The ODYSSEY OUTCOMES trial met its primary endpoint, demonstrating that high-risk patients who received alirocumab (Praluent, Sanofi) on top of their maximally-tolerated statin dose experienced significantly fewer major adverse cardiovascular events (MACE) compared with those on statins alone. The results were presented at the 2018 American College of Cardiology (ACC) Scientific Session (10–12 March, Orlando, USA).
ODYSSEY OUTCOMES (n=18,924) assessed the effect of alirocumab on the occurrence of MACE in patients who had experienced an acute coronary syndrome between one and 12 months (median 2.6 months) before enrolling in the trial, and who were already on maximally-tolerated statins. All patients were randomised to receive alirocumab (n=9,462) or a placebo (n=9,462) and were treated for an average (median) of 2.8 years, with some patients being treated for up to five years. Approximately 90% of patients were on a high-intensity statin.
The trial was designed to maintain patients’ low density lipoprotein (LDL) cholesterol levels between 25mg/dL and 50 mg/dL, using two different doses of alirocumab (75mg and 150mg). Alirocumab-treated patients started the trial on 75mg every two weeks, and switched to 150mg every two weeks if their LDL cholesterol levels remained above 50mg/dL (n=2,615). Some patients who switched to 150mg switched back to 75mg if their LDL cholesterol fell below 25mg/dL (n=805) and patients who experienced two consecutive LDL-cholesterol measurements below 15mg/dL while on the 75mg dose (n=730) stopped active alirocumab therapy for the remainder of the trial.
The key findings of the study were:
- On the primary endpoint, alirocumab reduced the overall risk of major adverse cardiac events (MACE) by 15% (HR=0.85, CI: 0.78-0.93; p=0.0003). The MACE composite endpoint includes patients who experienced a heart attack, ischemic stroke, death from coronary heart disease or unstable angina requiring hospitalisation
- Alirocumab was also associated with a lower risk of all-cause death overall (HR=0.85; CI: 0.73-0.98, nominal p=0.026)
According to a press release, a more pronounced effect observed in patients with baseline low density lipoprotein (LDL) cholesterol levels at or above 100 mg/dL, despite maximally-tolerated statins, who are at high risk of suffering a future event; in this group, alirocumab reduced risk of major adverse cardiovascular events by 24% and was associated with a 29% lower risk of death overall.

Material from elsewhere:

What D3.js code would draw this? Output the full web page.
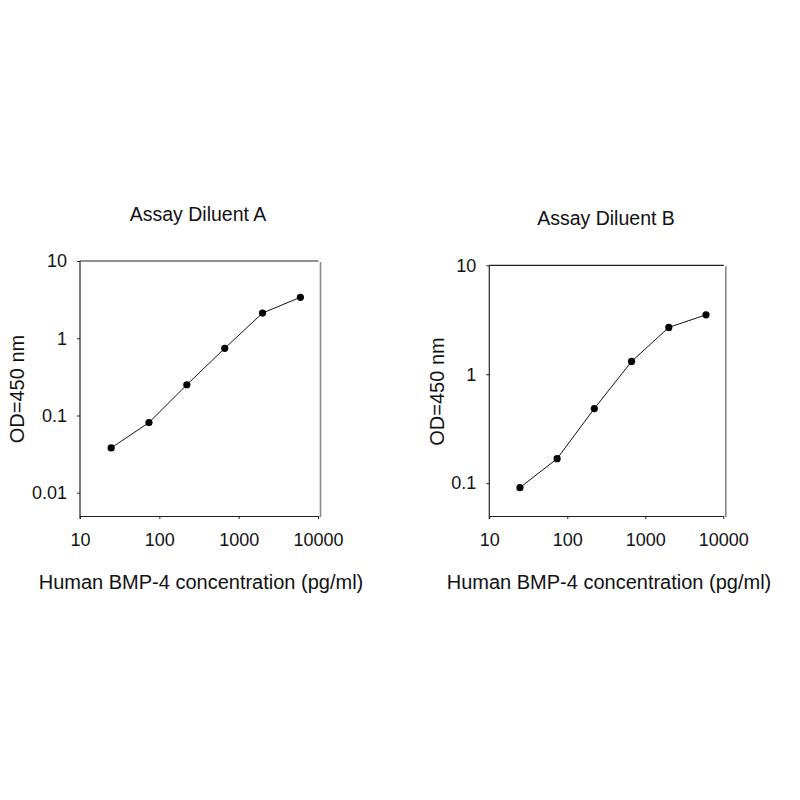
<!DOCTYPE html>
<html>
<head>
<meta charset="utf-8">
<script src="https://cdn.jsdelivr.net/npm/d3@7"></script>
<style>
  body { margin: 0; background: #fff; }
  text { font-family: "Liberation Sans", Arial, sans-serif; fill: #111; }
</style>
</head>
<body>
<div id="chart"></div>
<script>
// standard concentrations (pg/ml), 3-fold dilution series
const concentrations = [24.7, 74, 222, 667, 2000, 6000];
const odDiluentA = [0.038, 0.081, 0.25, 0.74, 2.12, 3.39];
const odDiluentB = [0.091, 0.168, 0.484, 1.31, 2.69, 3.51];
const xTicks = [10, 100, 1000, 10000];
const yTicksA = [0.01, 0.1, 1, 10];
const yTicksB = [0.1, 1, 10];
const titles = ["Assay Diluent A", "Assay Diluent B"];
const xLabel = "Human BMP-4 concentration (pg/ml)";
const yLabel = "OD=450 nm";

const width = 800, height = 800;

const svg = d3.select("#chart")
    .append("svg")
    .attr("width", width)
    .attr("height", height);

const panels = [
    { title: titles[0], od: odDiluentA, yTicks: yTicksA, yMin: 0.005,
      left: 80, right: 318, top: 261, bottom: 516,
      titleX: 198, titleY: 221, xlabX: 201, ylabX: 24, ylabY: 389 },
    { title: titles[1], od: odDiluentB, yTicks: yTicksB, yMin: 0.05,
      left: 489.3, right: 723.3, top: 265.3, bottom: 516,
      titleX: 606, titleY: 225, xlabX: 609, ylabX: 443.5, ylabY: 391.5 }
];

function drawPanel(p) {
    const x = d3.scaleLog().domain([10, 10000]).range([p.left, p.right]);
    const y = d3.scaleLog().domain([p.yMin, 10]).range([p.bottom, p.top]);
    const g = svg.append("g");

    // frame: dark top, grey right
    g.append("line")
        .attr("x1", p.left).attr("x2", p.right + 0.5)
        .attr("y1", p.top).attr("y2", p.top)
        .attr("stroke", "#222").attr("stroke-width", 1.2);
    g.append("line")
        .attr("x1", p.right + 2.5).attr("x2", p.right + 2.5)
        .attr("y1", p.top + 1).attr("y2", p.bottom + 1)
        .attr("stroke", "#888").attr("stroke-width", 1.6);

    const xAxis = g.append("g")
        .attr("transform", `translate(0,${p.bottom})`)
        .call(d3.axisBottom(x).tickValues(xTicks).tickFormat(d3.format("d"))
            .tickSizeInner(3).tickSizeOuter(0).tickPadding(14));
    const yAxis = g.append("g")
        .attr("transform", `translate(${p.left},0)`)
        .call(d3.axisLeft(y).tickValues(p.yTicks).tickFormat(d => String(d))
            .tickSizeInner(3).tickSizeOuter(0).tickPadding(10));

    [xAxis, yAxis].forEach(a => {
        a.select(".domain").attr("stroke", "#222").attr("stroke-width", 1.2);
        a.selectAll(".tick line").attr("stroke", "#222");
        a.selectAll("text")
            .attr("fill", "#111")
            .style("font-family", "'Liberation Sans', Arial, sans-serif")
            .style("font-size", "18px");
    });
    // y domain runs a bit past the bottom axis, as in the reference
    yAxis.select(".domain").attr("d", `M0,${p.top}V${p.bottom + 3}`);

    const line = d3.line()
        .x((d, i) => x(concentrations[i]))
        .y(d => y(d));

    g.append("path")
        .datum(p.od)
        .attr("d", line)
        .attr("fill", "none")
        .attr("stroke", "#111")
        .attr("stroke-width", 1);

    g.selectAll("circle")
        .data(p.od)
        .enter().append("circle")
        .attr("cx", (d, i) => x(concentrations[i]))
        .attr("cy", d => y(d))
        .attr("r", 3.6)
        .attr("fill", "#000");

    g.append("text")
        .attr("x", p.titleX).attr("y", p.titleY)
        .attr("text-anchor", "middle")
        .style("font-size", "19.5px")
        .text(p.title);

    g.append("text")
        .attr("x", p.xlabX).attr("y", 589)
        .attr("text-anchor", "middle")
        .style("font-size", "20px")
        .text(xLabel);

    g.append("text")
        .attr("transform", `translate(${p.ylabX},${p.ylabY}) rotate(-90)`)
        .attr("text-anchor", "middle")
        .style("font-size", "20px")
        .text(yLabel);
}

panels.forEach(drawPanel);
</script>
</body>
</html>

In this 18,924-patient, long-term trial, the safety profile of alirocumab was consistent with previous trials and no new safety issues were observed. In a pre-specified analysis, patients with baseline LDL cholesterol levels at or above 100mg/dL experienced a more pronounced effect from alirocumab, reducing their risk of MACE by 24% (HR=0.76, CI: 0.65-0.87). In a post-hoc analysis of this group, alirocumab was associated with a lower risk of death from any cause by 29% (HR=0.71, CI: 0.56-0.90). Furthermore, data from ODYSSEY OUTCOMES showed alirocumab to have an acceptable safety profile; no new safety concerns were raised by the trial.
Kausik Ray (Imperial College London, London, UK) says: “There is a wealth of evidence to show the important role that reducing high levels of bad cholesterol plays in heart attack and stroke prevention, and the ODYSSEY OUTCOMES study data is some of the most promising we’ve seen in this area. These new results show, for the first time, that use of alirocumab to lower cholesterol can reduce heart attacks and stroke in high-risk patients.”